1. Overview
The IPU‑POD64 reference design is a rack solution containing 16 IPU-M2000s, 1 host server, network switches and the IPU-POD system software pack. There is the option to have up to 4 servers in the IPU‑POD64, depending on workload requirements. There are 64 Mk2 GC200 IPUs in total with four IPUs in each IPU-M2000.
For more information on IPU-POD systems available from Graphcore see https://www.graphcore.ai/products.
This document provides the requirements and a high-level best practice guide for deploying the IPU‑POD64 into a data centre environment.
Note
All these pictures show a version with 4 servers. The standard reference design contains a single server.

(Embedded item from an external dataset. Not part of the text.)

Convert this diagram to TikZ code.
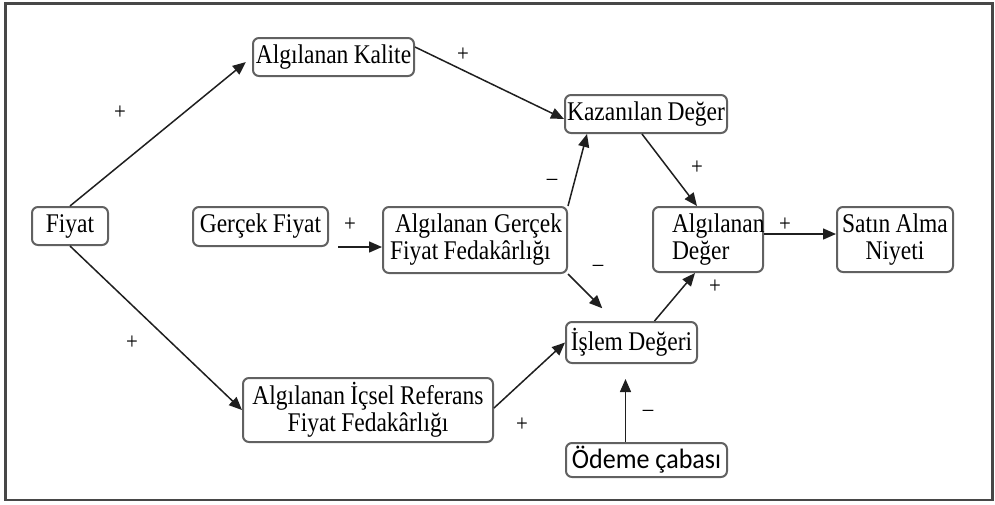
\documentclass[tikz,border=0pt]{standalone}
\usepackage{fontspec}
\setmainfont{Liberation Serif}[FakeStretch=0.87, WordSpace=0.9]
\newfontfamily\uifont{Carlito}[FakeStretch=0.93]
\usetikzlibrary{arrows.meta,calc}

\tikzset{
  box/.style={draw=black!62, line width=2pt, rounded corners=6pt, fill=white,
    inner sep=0pt, text=black, font=\fontsize{27}{27}\selectfont},
  arr/.style={draw=black!88, line width=1.5pt, -{Triangle[length=13pt,width=11pt]}},
  sign/.style={inner sep=0pt, font=\fontsize{24}{24}\selectfont},
}

\begin{document}
\begin{tikzpicture}[x=1pt, y=-1pt]
  \useasboundingbox (0,0) rectangle (995,504);
  % outer frame
  \draw[line width=2.2pt, draw=black!72] (5.5,3.5) rectangle (992.5,500);

  % concept boxes
  \node[box, minimum width=76pt, minimum height=38pt] (fiyat) at (70,226) {Fiyat};
  \node[box, minimum width=135pt, minimum height=39pt] (gercek) at (260.5,226.5) {Gerçek Fiyat};
  \node[box, minimum width=161pt, minimum height=38pt] (kalite) at (333.5,57) {Algılanan Kalite};
  \node[box, minimum width=162pt, minimum height=38pt] (kazan) at (646,114) {Kazanılan Değer};
  \node[box, minimum width=184pt, minimum height=66pt, align=left] (fedak) at (475,240)
    {\makebox[184pt][l]{\hspace*{12pt}Algılanan\hfill Gerçek\hspace*{5pt}}\\
     \makebox[184pt][l]{\hspace*{7pt}Fiyat Fedakârlığı}};
  \node[box, minimum width=110pt, minimum height=65pt, align=left] (deger) at (708,239.5)
    {\makebox[110pt][l]{\hspace*{19pt}Algılanan}\\\makebox[110pt][l]{\hspace*{19pt}Değer}};
  \node[box, minimum width=116pt, minimum height=65pt, align=center] (satin) at (895,239.5)
    {Satın Alma\\Niyeti};
  \node[box, minimum width=131pt, minimum height=41pt] (islem) at (631.5,342.5) {İşlem Değeri};
  \node[box, minimum width=250pt, minimum height=64pt, align=center] (icsel) at (368,410)
    {Algılanan İçsel Referans\\Fiyat Fedakârlığı};
  \node[box, minimum width=161pt, minimum height=34pt, font=\uifont\fontsize{28}{28}\selectfont] (odeme) at (646.5,460)
    {Ödeme çabası};

  % connectors
  \draw[arr, shorten >=8pt] (fiyat.north) -- (kalite.west);
  \draw[arr] (fiyat.south) -- (icsel.west);
  \draw[arr, shorten <=9pt] (gercek.south east) -- (gercek.south east -| fedak.west);
  \draw[arr] ([yshift=10pt]kalite.east) -- ([yshift=-5pt]kazan.west);
  \draw[arr] (fedak.north east) -- ([xshift=23pt]kazan.south west);
  \draw[arr, shorten >=18pt] (fedak.south east) -- ([xshift=50pt]islem.north west);
  \draw[arr] ([xshift=-4pt]kazan.south) -- ([xshift=-11pt]deger.north);
  \draw[arr] ([xshift=23pt]islem.north) -- ([xshift=-13pt]deger.south);
  \draw[arr] ([yshift=5.5pt]deger.east) -- ([yshift=5.5pt]deger.east -| satin.west);
  \draw[arr] ([yshift=2pt]icsel.east) -- (islem.west);
  \draw[arr, shorten >=15pt] ([xshift=-21pt]odeme.north) -- ([xshift=-21pt]odeme.north |- islem.south);

  % polarity signs
  \node[sign] (s1) at (120,113) {+};
  \node[sign] (s2) at (132,343) {+};
  \node[sign] (s3) at (463,55) {+};
  \node[sign] (s4) at (350,225) {+};
  \node[sign] (s5) at (552,182) {\textendash};
  \node[sign] (s6) at (598,268) {\textendash};
  \node[sign] (s7) at (697,168) {+};
  \node[sign] (s8) at (785,225) {+};
  \node[sign] (s9) at (715,287) {+};
  \node[sign] (s10) at (522,425) {+};
  \node[sign] (s11) at (648,413) {\textendash};
\end{tikzpicture}
\end{document}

1.1. Acronyms and abbreviations
This is a short list that describes some of the most commonly used terms in this document.
BMC |
Baseboard Management Controller: standby power domain service processor doing system hardware management |
BOM |
Bill of Materials |
GW |
Short for IPU-Gateway, a co-processor to the four IPUs in the IPU-M2000. It enables scaling with multiple IPU-M2000 units |
GW-Link |
High speed communication link(s) that interconnect IPUs and IPU-GWs horizontally between IPU-M2000 units. Special cables are required for GW-Links between IPU-M2000 units |
IPU-Link |
High speed communication links that interconnect IPUs within and between IPU-M2000 units. Special cables are required for IPU-Links between IPU-M2000 units |
PDU |
Power Distribution Unit |
RDMA |
Remote DMA |
RNIC |
RDMA Network Interface Controller |
RoCE |
RDMA over converged Ethernet |
ToR |
Top of Rack. Often used in combination with the ToR RDMA switch that is placed on top of the IPU-M2000 stacked units |